Reitzes believes that NetApp is particularly leveraged to benefit from this trend as well given that Federal government accounts for about 10 percent to 15 percent of its revenue, and he believes that NetApp’s share is even higher than its average in this particular vertical.
Dell Inc. (DELL) and International Business Machines Corp. (IBM) also have meaningful federal exposure but Reitzes believes that Dell will see some pluses and minuses with the shift (he estimates US federal accounts for 6 percent of Dell’s revenues).
Reitzes said IBM will likely see less investment in its proprietary systems, but should be able to benefit from large services deals to transform IT architecture (he estimates US federal accounts for 5 percent of IBM’s revenues).
In software, Barclays analyst Israel Hernandez expects shifting spending priorities to benefit several vendors in his coverage universe.
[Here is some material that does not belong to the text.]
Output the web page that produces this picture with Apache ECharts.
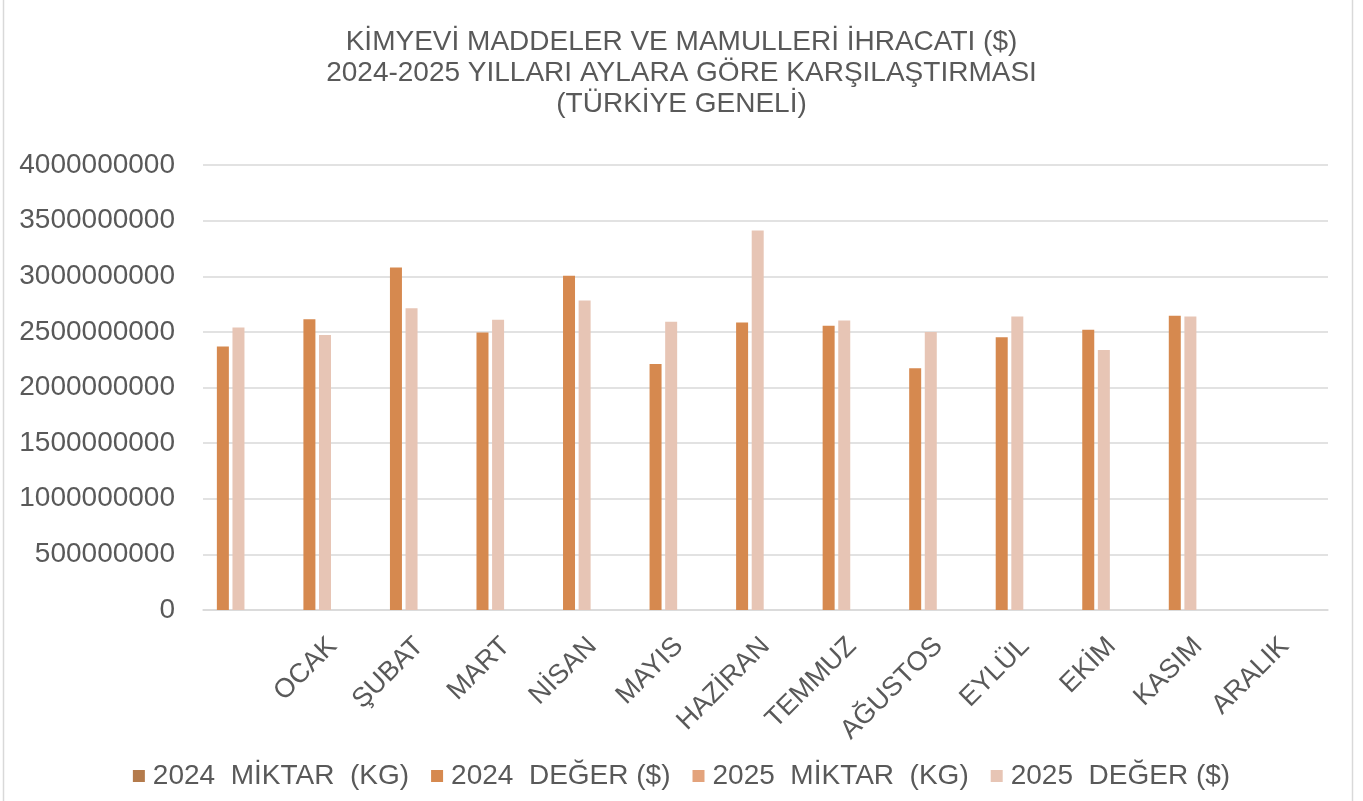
<!DOCTYPE html>
<html>
<head>
<meta charset="utf-8">
<script src="https://cdn.jsdelivr.net/npm/echarts@6/dist/echarts.min.js"></script>
<style>
  html, body { margin: 0; padding: 0; background: #ffffff; }
  #chart { width: 1363px; height: 801px; }
</style>
</head>
<body>
<div id="chart"></div>
<script>
// Category axis: the first slot carries no label, ARALIK has no data yet
const months = ['', 'OCAK', 'ŞUBAT', 'MART', 'NİSAN', 'MAYIS', 'HAZİRAN', 'TEMMUZ', 'AĞUSTOS', 'EYLÜL', 'EKİM', 'KASIM', 'ARALIK'];

const seriesNames = ['2024  MİKTAR  (KG)', '2024  DEĞER ($)', '2025  MİKTAR  (KG)', '2025  DEĞER ($)'];

// Export values per month
const value2024 = [2368000000, 2614000000, 3078000000, 2494000000, 3004000000, 2212000000, 2584000000, 2554000000, 2174000000, 2452000000, 2518000000, 2644000000, null];
const value2025 = [2539000000, 2473000000, 2713000000, 2608000000, 2782000000, 2590000000, 3411000000, 2602000000, 2500000000, 2638000000, 2338000000, 2638000000, null];
// Quantity series carry no values on this chart
const quantity2024 = [null, null, null, null, null, null, null, null, null, null, null, null, null];
const quantity2025 = [null, null, null, null, null, null, null, null, null, null, null, null, null];

const yTicks = { min: 0, max: 4000000000, interval: 500000000 };

const colors = {
  q2024: '#b47b4c',
  v2024: '#d6894f',
  q2025: '#e3a37c',
  v2025: '#e7c5b5'
};

const textColor = '#595959';
const font = 'Liberation Sans, Arial, sans-serif';

const chart = echarts.init(document.getElementById('chart'), null, { renderer: 'canvas' });

function barSeries(name, data, color) {
  return {
    name: name,
    type: 'bar',
    data: data,
    barWidth: 12,
    barGap: '30%',
    itemStyle: { color: color },
    emphasis: { disabled: true }
  };
}

chart.setOption({
  backgroundColor: '#ffffff',
  animation: false,
  title: {
    text: 'KİMYEVİ MADDELER VE MAMULLERİ İHRACATI ($)\n2024-2025 YILLARI AYLARA GÖRE KARŞILAŞTIRMASI\n(TÜRKİYE GENELİ)',
    left: 'center',
    top: 22,
    textStyle: {
      color: textColor,
      fontFamily: font,
      fontWeight: 'normal',
      fontSize: 28,
      lineHeight: 31
    }
  },
  legend: {
    data: seriesNames,
    left: 'center',
    top: 757,
    icon: 'rect',
    itemWidth: 12,
    itemHeight: 12,
    itemGap: 22,
    textStyle: {
      color: textColor,
      fontFamily: font,
      fontSize: 28,
      padding: [0, 0, 0, 3]
    }
  },
  graphic: [{
    type: 'rect',
    shape: { x: 3.5, y: -5, width: 1349, height: 820 },
    style: { fill: 'none', stroke: '#d9d9d9', lineWidth: 1.5 },
    silent: true
  }],
  grid: {
    left: 203,
    right: 35,
    top: 165,
    bottom: 191,
    containLabel: false
  },
  xAxis: {
    type: 'category',
    data: months,
    axisLine: { show: true, lineStyle: { color: '#d9d9d9', width: 1.5 } },
    axisTick: { show: false },
    axisLabel: {
      rotate: 45,
      interval: 0,
      margin: 32,
      color: textColor,
      fontFamily: font,
      fontSize: 27
    },
    splitLine: { show: false }
  },
  yAxis: {
    type: 'value',
    min: yTicks.min,
    max: yTicks.max,
    interval: yTicks.interval,
    axisLine: { show: false },
    axisTick: { show: false },
    axisLabel: {
      margin: 28,
      color: textColor,
      fontFamily: font,
      fontSize: 28,
      formatter: function (v) { return String(v); }
    },
    splitLine: { lineStyle: { color: '#d9d9d9', width: 1.5 } }
  },
  series: [
    barSeries(seriesNames[1], value2024, colors.v2024),
    barSeries(seriesNames[3], value2025, colors.v2025),
    barSeries(seriesNames[0], quantity2024, colors.q2024),
    barSeries(seriesNames[2], quantity2025, colors.q2025)
  ]
});
</script>
</body>
</html>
Hernandez believes VMware, with 10 percent to 15 percent federal exposure, is likely to be a major beneficiary as server virtualization is the fundamental building block of data center consolidation and cloud computing.
Hernandez also highlights Citrix Systems, Inc. (CTXS), Informatica Corp. (INFA), Microsoft Corp. (MSFT) and Red Hat, Inc. (RHT) as potential beneficiaries.
Hernandez expects Sourcefire‘s federal business to remain under pressure in 2011 (no change in outlook), though the federal government’s focus on intrusion prevention is a potential catalyst for 2012.
In data center consolidation trends, Red Hat should benefit from proprietary server platforms such as Unix to x86 systems and Linux. Hernandez also believes that data integration vendor Informatica is likely to play an important role in migrating legacy data and applications to cloud infrastructures.
In addition, Hernandez believes vendors such as Citrix Systems in desktop virtualization and Salesforce.com (CRM), with its growing portfolio of SAAS applications and platform-as-a-service options could also see benefit over time.
Microsoft should see a similar shift to Windows Server as older, proprietary systems are replaced and upgraded. Hernandez believes Microsoft should also be a net beneficiary given its large federal footprint, with Azure likely to become a preferred platform-as-a-service architecture for running Windows infrastructure and applications.
Hernandez noted, however, proposed plans to move email and productivity suites to the cloud introduce the potential for pricing pressures or share losses from competing vendors, chiefly Google Inc. (GOOG), targeting the public sector market as a growth opportunity.
Cybersecurity Remains Top Priority
Not surprisingly, cybersecurity remains a top IT priority given increasing threats to the nation’s infrastructure from criminals and nation-states.
Working with the private sector, the federal government’s investment plans call for ongoing vulnerability assessments of all agency infrastructures in conjunction with the Department of Homeland Security, enhanced cybersecurity monitoring, management and reporting as required by the Federal Information Security Management Act (FISMA) and the upgrading of intrusion detection and prevention systems.
Hernandez sees vendors such as Symantec Corp. (SYMC), Sourcefire, Inc. (FIRE) and Hewlett-Packard Co. (HPQ) (ArcSight) as most levered to federal cybersecurity spending in fiscal 2012, though fiscal 2011 is likely to remain under pressure due to budget constraints and a dearth of new project spending.
With fiscal 2011 still operating under a continuing resolution, with little money available for new projects, we expect Sourcefire‘s federal business to remain under pressure in 2011, though the federal government’s focus on intrusion prevention is a potential catalyst for 2012, said Hernandez.